**AIM:**
Will you output all of the data below exactly, omitting the images?

**GIVEN MATERIAL:**
# # # #

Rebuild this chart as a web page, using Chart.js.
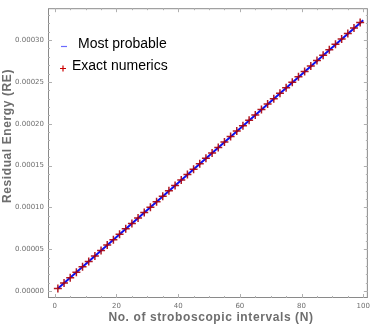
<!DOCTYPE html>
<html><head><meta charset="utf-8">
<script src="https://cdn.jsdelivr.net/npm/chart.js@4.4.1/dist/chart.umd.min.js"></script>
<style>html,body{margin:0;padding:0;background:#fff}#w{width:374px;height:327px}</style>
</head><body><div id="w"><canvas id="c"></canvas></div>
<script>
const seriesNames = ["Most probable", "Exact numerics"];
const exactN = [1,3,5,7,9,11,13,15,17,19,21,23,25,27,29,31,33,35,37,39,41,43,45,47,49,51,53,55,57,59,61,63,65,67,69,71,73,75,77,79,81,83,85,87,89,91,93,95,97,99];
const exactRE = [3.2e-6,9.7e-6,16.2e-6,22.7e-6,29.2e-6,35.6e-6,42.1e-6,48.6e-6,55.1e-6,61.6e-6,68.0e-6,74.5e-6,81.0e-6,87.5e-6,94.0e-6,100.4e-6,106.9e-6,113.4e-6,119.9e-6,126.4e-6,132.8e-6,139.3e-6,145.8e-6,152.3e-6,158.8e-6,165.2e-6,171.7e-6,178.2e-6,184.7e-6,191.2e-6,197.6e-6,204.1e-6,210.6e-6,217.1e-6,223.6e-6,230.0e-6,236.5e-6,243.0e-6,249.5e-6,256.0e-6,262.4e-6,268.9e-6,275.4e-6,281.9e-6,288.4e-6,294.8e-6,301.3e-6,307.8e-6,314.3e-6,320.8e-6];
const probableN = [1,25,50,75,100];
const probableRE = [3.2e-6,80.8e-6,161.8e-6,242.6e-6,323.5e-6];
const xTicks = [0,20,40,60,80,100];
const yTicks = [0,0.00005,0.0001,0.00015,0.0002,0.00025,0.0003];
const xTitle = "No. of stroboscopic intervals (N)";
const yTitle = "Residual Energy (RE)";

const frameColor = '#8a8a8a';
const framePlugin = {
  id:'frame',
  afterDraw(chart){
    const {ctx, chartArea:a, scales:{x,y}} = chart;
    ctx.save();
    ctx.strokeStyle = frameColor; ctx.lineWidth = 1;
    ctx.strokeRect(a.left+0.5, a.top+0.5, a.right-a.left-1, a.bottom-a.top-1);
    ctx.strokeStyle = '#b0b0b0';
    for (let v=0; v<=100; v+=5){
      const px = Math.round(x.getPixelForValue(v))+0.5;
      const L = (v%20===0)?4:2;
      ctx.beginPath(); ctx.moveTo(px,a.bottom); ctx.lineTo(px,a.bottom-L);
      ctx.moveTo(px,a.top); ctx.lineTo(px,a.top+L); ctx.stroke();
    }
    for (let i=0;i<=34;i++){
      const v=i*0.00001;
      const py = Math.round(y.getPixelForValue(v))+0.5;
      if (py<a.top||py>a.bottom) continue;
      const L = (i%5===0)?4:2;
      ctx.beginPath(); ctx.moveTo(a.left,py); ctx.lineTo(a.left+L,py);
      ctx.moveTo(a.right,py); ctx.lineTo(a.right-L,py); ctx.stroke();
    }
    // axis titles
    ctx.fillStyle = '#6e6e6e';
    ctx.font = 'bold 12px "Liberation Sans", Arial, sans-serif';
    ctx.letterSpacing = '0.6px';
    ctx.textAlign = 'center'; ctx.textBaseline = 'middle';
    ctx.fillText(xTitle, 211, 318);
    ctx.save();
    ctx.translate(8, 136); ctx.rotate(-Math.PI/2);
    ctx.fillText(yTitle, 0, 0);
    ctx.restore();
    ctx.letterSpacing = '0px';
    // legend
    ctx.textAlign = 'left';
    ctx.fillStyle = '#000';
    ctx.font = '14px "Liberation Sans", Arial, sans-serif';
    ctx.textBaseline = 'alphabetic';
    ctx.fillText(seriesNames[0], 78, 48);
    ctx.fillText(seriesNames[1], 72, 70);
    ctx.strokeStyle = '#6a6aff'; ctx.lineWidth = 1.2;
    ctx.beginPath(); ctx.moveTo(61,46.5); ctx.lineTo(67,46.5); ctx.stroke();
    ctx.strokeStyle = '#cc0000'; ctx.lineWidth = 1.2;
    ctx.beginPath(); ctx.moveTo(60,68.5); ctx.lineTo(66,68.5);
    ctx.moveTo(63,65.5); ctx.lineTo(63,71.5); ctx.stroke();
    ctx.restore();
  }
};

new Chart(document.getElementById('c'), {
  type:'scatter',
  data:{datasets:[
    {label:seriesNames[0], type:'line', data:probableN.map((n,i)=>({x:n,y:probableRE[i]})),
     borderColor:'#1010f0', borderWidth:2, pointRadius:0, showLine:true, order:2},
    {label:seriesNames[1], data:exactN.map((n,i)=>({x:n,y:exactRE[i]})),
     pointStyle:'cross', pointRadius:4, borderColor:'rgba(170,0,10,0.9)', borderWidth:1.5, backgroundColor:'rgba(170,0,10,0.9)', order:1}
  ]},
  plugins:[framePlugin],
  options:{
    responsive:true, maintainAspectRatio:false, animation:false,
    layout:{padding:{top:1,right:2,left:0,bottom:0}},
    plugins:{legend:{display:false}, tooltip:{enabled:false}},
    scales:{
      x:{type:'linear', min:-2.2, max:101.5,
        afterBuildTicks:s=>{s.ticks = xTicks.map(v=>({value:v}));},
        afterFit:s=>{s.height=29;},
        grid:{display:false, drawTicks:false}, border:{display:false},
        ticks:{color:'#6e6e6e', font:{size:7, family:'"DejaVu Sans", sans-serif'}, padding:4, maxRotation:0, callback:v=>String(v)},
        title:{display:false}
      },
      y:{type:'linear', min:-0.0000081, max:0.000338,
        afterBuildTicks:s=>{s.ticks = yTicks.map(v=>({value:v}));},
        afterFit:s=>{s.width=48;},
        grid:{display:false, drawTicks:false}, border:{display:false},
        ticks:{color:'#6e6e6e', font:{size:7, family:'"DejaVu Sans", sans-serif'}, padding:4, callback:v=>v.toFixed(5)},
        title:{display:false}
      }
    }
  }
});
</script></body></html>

# # # #

**OUTPUT FOR THIS TASK:**
Rebuild this chart as a web page, using Chart.js.
<!DOCTYPE html>
<html><head><meta charset="utf-8">
<script src="https://cdn.jsdelivr.net/npm/chart.js@4.4.1/dist/chart.umd.min.js"></script>
<style>html,body{margin:0;padding:0;background:#fff}#w{width:374px;height:327px}</style>
</head><body><div id="w"><canvas id="c"></canvas></div>
<script>
const seriesNames = ["Most probable", "Exact numerics"];
const exactN = [1,3,5,7,9,11,13,15,17,19,21,23,25,27,29,31,33,35,37,39,41,43,45,47,49,51,53,55,57,59,61,63,65,67,69,71,73,75,77,79,81,83,85,87,89,91,93,95,97,99];
const exactRE = [3.2e-6,9.7e-6,16.2e-6,22.7e-6,29.2e-6,35.6e-6,42.1e-6,48.6e-6,55.1e-6,61.6e-6,68.0e-6,74.5e-6,81.0e-6,87.5e-6,94.0e-6,100.4e-6,106.9e-6,113.4e-6,119.9e-6,126.4e-6,132.8e-6,139.3e-6,145.8e-6,152.3e-6,158.8e-6,165.2e-6,171.7e-6,178.2e-6,184.7e-6,191.2e-6,197.6e-6,204.1e-6,210.6e-6,217.1e-6,223.6e-6,230.0e-6,236.5e-6,243.0e-6,249.5e-6,256.0e-6,262.4e-6,268.9e-6,275.4e-6,281.9e-6,288.4e-6,294.8e-6,301.3e-6,307.8e-6,314.3e-6,320.8e-6];
const probableN = [1,25,50,75,100];
const probableRE = [3.2e-6,80.8e-6,161.8e-6,242.6e-6,323.5e-6];
const xTicks = [0,20,40,60,80,100];
const yTicks = [0,0.00005,0.0001,0.00015,0.0002,0.00025,0.0003];
const xTitle = "No. of stroboscopic intervals (N)";
const yTitle = "Residual Energy (RE)";

const frameColor = '#8a8a8a';
const framePlugin = {
  id:'frame',
  afterDraw(chart){
    const {ctx, chartArea:a, scales:{x,y}} = chart;
    ctx.save();
    ctx.strokeStyle = frameColor; ctx.lineWidth = 1;
    ctx.strokeRect(a.left+0.5, a.top+0.5, a.right-a.left-1, a.bottom-a.top-1);
    ctx.strokeStyle = '#b0b0b0';
    for (let v=0; v<=100; v+=5){
      const px = Math.round(x.getPixelForValue(v))+0.5;
      const L = (v%20===0)?4:2;
      ctx.beginPath(); ctx.moveTo(px,a.bottom); ctx.lineTo(px,a.bottom-L);
      ctx.moveTo(px,a.top); ctx.lineTo(px,a.top+L); ctx.stroke();
    }
    for (let i=0;i<=34;i++){
      const v=i*0.00001;
      const py = Math.round(y.getPixelForValue(v))+0.5;
      if (py<a.top||py>a.bottom) continue;
      const L = (i%5===0)?4:2;
      ctx.beginPath(); ctx.moveTo(a.left,py); ctx.lineTo(a.left+L,py);
      ctx.moveTo(a.right,py); ctx.lineTo(a.right-L,py); ctx.stroke();
    }
    // axis titles
    ctx.fillStyle = '#6e6e6e';
    ctx.font = 'bold 12px "Liberation Sans", Arial, sans-serif';
    ctx.letterSpacing = '0.6px';
    ctx.textAlign = 'center'; ctx.textBaseline = 'middle';
    ctx.fillText(xTitle, 211, 318);
    ctx.save();
    ctx.translate(8, 136); ctx.rotate(-Math.PI/2);
    ctx.fillText(yTitle, 0, 0);
    ctx.restore();
    ctx.letterSpacing = '0px';
    // legend
    ctx.textAlign = 'left';
    ctx.fillStyle = '#000';
    ctx.font = '14px "Liberation Sans", Arial, sans-serif';
    ctx.textBaseline = 'alphabetic';
    ctx.fillText(seriesNames[0], 78, 48);
    ctx.fillText(seriesNames[1], 72, 70);
    ctx.strokeStyle = '#6a6aff'; ctx.lineWidth = 1.2;
    ctx.beginPath(); ctx.moveTo(61,46.5); ctx.lineTo(67,46.5); ctx.stroke();
    ctx.strokeStyle = '#cc0000'; ctx.lineWidth = 1.2;
    ctx.beginPath(); ctx.moveTo(60,68.5); ctx.lineTo(66,68.5);
    ctx.moveTo(63,65.5); ctx.lineTo(63,71.5); ctx.stroke();
    ctx.restore();
  }
};

new Chart(document.getElementById('c'), {
  type:'scatter',
  data:{datasets:[
    {label:seriesNames[0], type:'line', data:probableN.map((n,i)=>({x:n,y:probableRE[i]})),
     borderColor:'#1010f0', borderWidth:2, pointRadius:0, showLine:true, order:2},
    {label:seriesNames[1], data:exactN.map((n,i)=>({x:n,y:exactRE[i]})),
     pointStyle:'cross', pointRadius:4, borderColor:'rgba(170,0,10,0.9)', borderWidth:1.5, backgroundColor:'rgba(170,0,10,0.9)', order:1}
  ]},
  plugins:[framePlugin],
  options:{
    responsive:true, maintainAspectRatio:false, animation:false,
    layout:{padding:{top:1,right:2,left:0,bottom:0}},
    plugins:{legend:{display:false}, tooltip:{enabled:false}},
    scales:{
      x:{type:'linear', min:-2.2, max:101.5,
        afterBuildTicks:s=>{s.ticks = xTicks.map(v=>({value:v}));},
        afterFit:s=>{s.height=29;},
        grid:{display:false, drawTicks:false}, border:{display:false},
        ticks:{color:'#6e6e6e', font:{size:7, family:'"DejaVu Sans", sans-serif'}, padding:4, maxRotation:0, callback:v=>String(v)},
        title:{display:false}
      },
      y:{type:'linear', min:-0.0000081, max:0.000338,
        afterBuildTicks:s=>{s.ticks = yTicks.map(v=>({value:v}));},
        afterFit:s=>{s.width=48;},
        grid:{display:false, drawTicks:false}, border:{display:false},
        ticks:{color:'#6e6e6e', font:{size:7, family:'"DejaVu Sans", sans-serif'}, padding:4, callback:v=>v.toFixed(5)},
        title:{display:false}
      }
    }
  }
});
</script></body></html>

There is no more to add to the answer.